Ayant constaté cette usurpation, nous avons mis sur pied un comité de pilotage chargé de discuter avec les autorités compétentes tant au niveau départemental, régional que national. C’est dans cette foulée que le 24 octobre 2015, la gendarmerie a procédé à notre arrestation et à la destruction de nos cultures dans la cuvette alors que nous avions entamé les semis de décrue. Depuis lors, aucun accord n’a pu être trouvé pour résoudre ce différend.
Face à cette situation chaotique, nous ne pouvons que nous interroger et interroger les pouvoirs publics et prendre à témoin l’opinion publique. En nous privant de ces 3200 ha, ne cherche-t-on pas à nous appauvrir, à nous affamer et à nous pousser vers l’exil forcé ? Que nous restera-t-il comme moyen de subsistance ? Cette politique d’expropriation des terres ne rame-t-elle pas à contre-courant avec le fameux slogan « lutte contre la pauvreté » entonné avec pompe par le Président et son gouvernement ? Peut-on prétendre lutter contre notre misère en nous privant de 10500 ha dans le Walo et 31000 ha dans le Djéry ? La CPI n’a-t-elle pas raison de considérer désormais l’accaparement des terres comme un crime contre l’humanité ?
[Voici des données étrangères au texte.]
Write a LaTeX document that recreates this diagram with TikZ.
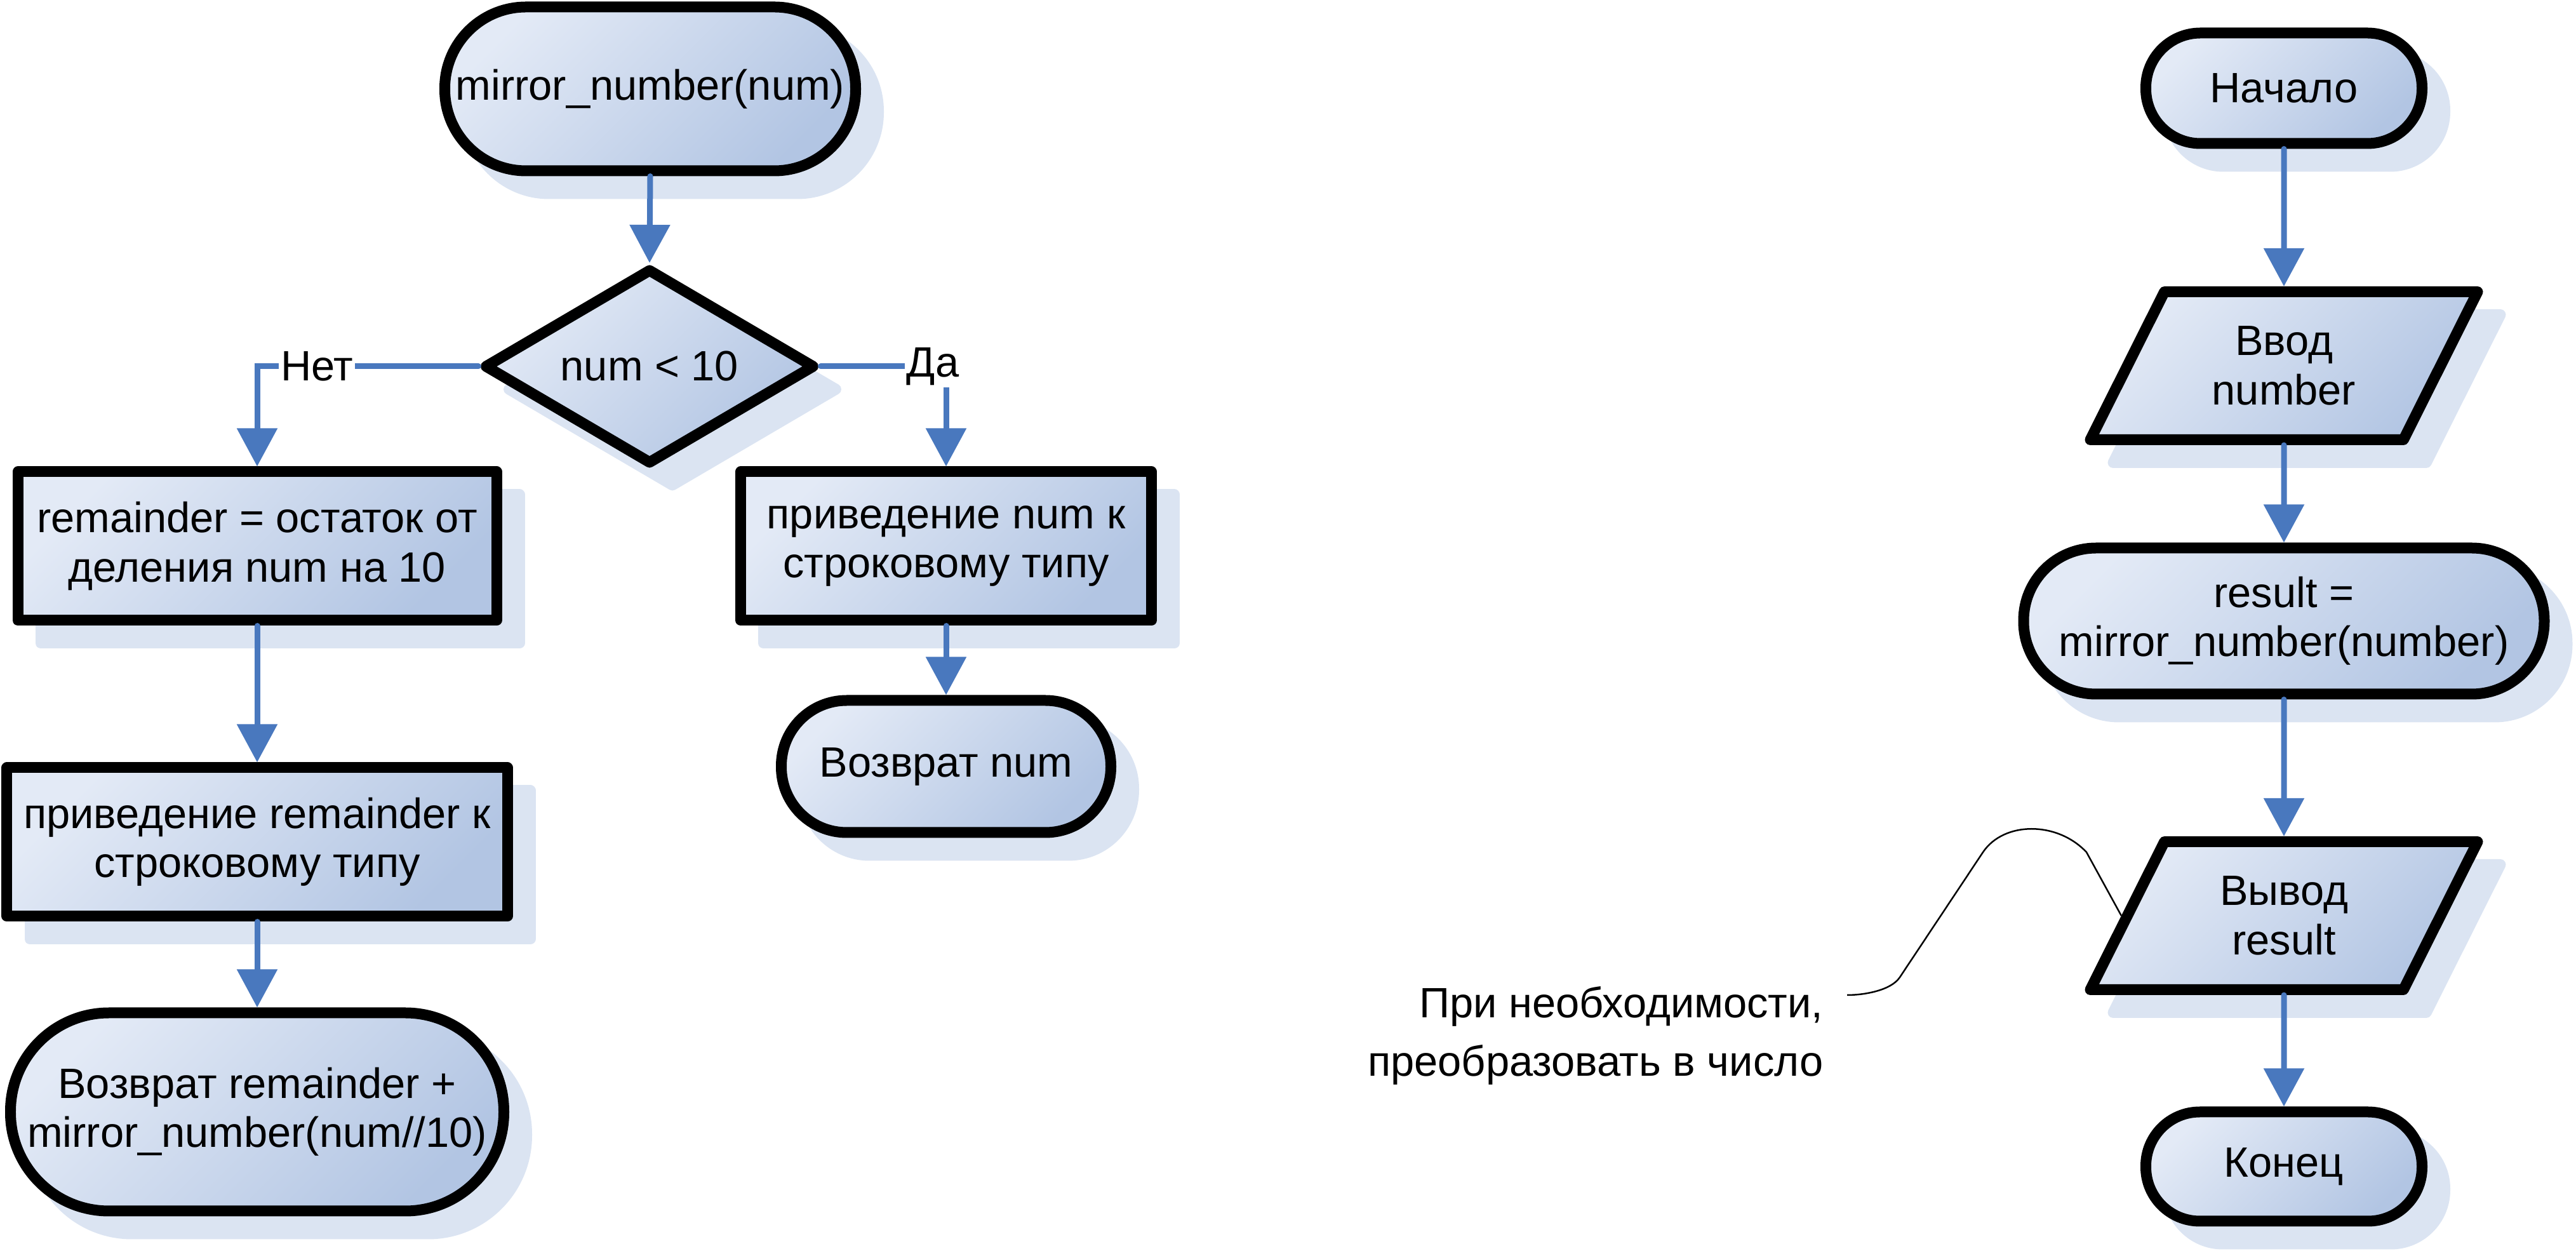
\documentclass[tikz,border=0pt]{standalone}
\usepackage{fontspec}
\setmainfont{Liberation Sans}
\usetikzlibrary{shapes.geometric,shadows,arrows.meta}
\definecolor{flowblue}{RGB}{73,120,190}
\definecolor{shadowblue}{RGB}{219,228,242}
\definecolor{filltop}{RGB}{227,234,246}
\definecolor{fillbot}{RGB}{178,197,227}

\begin{document}
\begin{tikzpicture}[
        base/.style={draw=black,line width=0.17cm,line join=round,align=center,
            font=\fontsize{19}{22}\selectfont,
            top color=filltop,bottom color=fillbot,shading angle=45,
            drop shadow={shadow xshift=0.36cm,shadow yshift=-0.36cm,fill=shadowblue,draw=shadowblue,opacity=1}},
        block/.style={base,rectangle,minimum height=2.34cm},
        term/.style={base,rectangle,rounded corners=#1,minimum height=2*#1+0.02cm},
        cond/.style={base,diamond,aspect=1.7},
        io/.style={base,trapezium,trapezium left angle=51.6,trapezium right angle=128.4,
            trapezium stretches body,minimum width=6.1cm,minimum height=2.33cm},
        flow/.style={draw=flowblue,line width=0.09cm,line cap=round,-{Triangle[width=0.62cm,length=0.6cm]}},
        branch/.style={fill=white,inner sep=0.03cm,font=\fontsize{19}{22}\selectfont}
    ]
            \useasboundingbox (0,0) rectangle (40.57,-19.70);

            \node[term=1.28cm,minimum width=6.47cm] (func) at (10.24,-1.40) {mirror\_number(num)};
            \node[cond,minimum width=5.22cm,minimum height=3.09cm] (less) at (10.23,-5.77) {num < 10};
            \node[block,minimum width=7.54cm] (rem) at (4.05,-8.60) {remainder = остаток от\\деления num на 10};
            \node[block,minimum width=6.47cm] (numstr) at (14.90,-8.60) {приведение num к\\строковому типу};
            \node[block,minimum width=7.88cm] (remstr) at (4.05,-13.26) {приведение remainder к\\строковому типу};
            \node[term=1.55cm,minimum width=7.77cm] (retrec) at (4.05,-17.51) {Возврат remainder +\\mirror\_number(num//10)};
            \node[term=1.03cm,minimum width=5.19cm] (retnum) at (14.90,-12.07) {Возврат num};

            \node[term=0.86cm,minimum width=4.35cm] (start) at (35.97,-1.39) {Начало};
            \node[io] (input) at (35.97,-5.76) {Ввод\\number};
            \node[term=1.14cm,minimum width=8.20cm] (call) at (35.97,-9.78) {result =\\mirror\_number(number)};
            \node[io] (output) at (35.97,-14.42) {Вывод\\result};
            \node[term=0.85cm,minimum width=4.35cm] (finish) at (35.97,-18.37) {Конец};

            \foreach \a/\b in {func/less,rem/remstr,remstr/retrec,numstr/retnum,start/input,input/call,call/output,output/finish}{
                \draw[flow] (\a.south)--(\b.north);
            }
            \draw[flow] (less.west)-|node[branch,pos=0.365]{Нет}(rem.north);
            \draw[flow] (less.east)-|node[branch,pos=0.5,xshift=-0.21cm]{Да}(numstr.north);

            \node[font=\fontsize{19}{26}\selectfont,align=right,anchor=north east,inner sep=0pt] (note) at (28.72,-15.53) {При необходимости,\\преобразовать в число};
            \coordinate (notetip) at (29.09,-15.67);
            \draw[line width=0.025cm] (output.left side)--(32.86,-13.42)
                .. controls (32.40,-12.93) and (31.56,-12.93) .. (31.23,-13.42)--(29.92,-15.39)
                .. controls (29.78,-15.60) and (29.35,-15.67) .. (notetip);
\end{tikzpicture}
\end{document}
Comme si cela ne suffisait pas, la ministre de l’agriculture, Mme Lemina M/ El Qotob a enfoncé le clou au cours d’une réunion tenue ce vendredi 21 octobre à la SONADER de Boghé en nous martelant la vieille chanson : « les terres, comme le poisson et les mines, appartiennent à l’Etat », « les ayant-droits n’ont pu apporter la moindre preuve de leur propriété sur cette cuvette ». Elle répondait à l’interpellation que nous lui avons faite à ce sujet quelques minutes auparavant. En effet, nous lui avons fait signifier que « la volonté affichée par le gouvernement pour développer l’agriculture » est en contradiction flagrante avec la politique d’accaparement des terres dans la vallée et leur rétrocession à des sociétés étrangères. Ces propos ont fait rougir Mme la ministre qui n’a pas trouvé autre solution de nous couper la parole.
Cette attitude montre encore une fois, le mépris et la légèreté avec lesquels l’Etat aborde des questions aussi importantes que les affaires foncières.
Face à cette situation préjudiciable à la paix civile et à la cohésion sociale, nous lançons un vibrant appel aux pouvoirs publics pour qu’ils se ressaisissent et prennent en compte les aspirations et les gémissements des citoyens qu’ils sont censés protéger et défendre.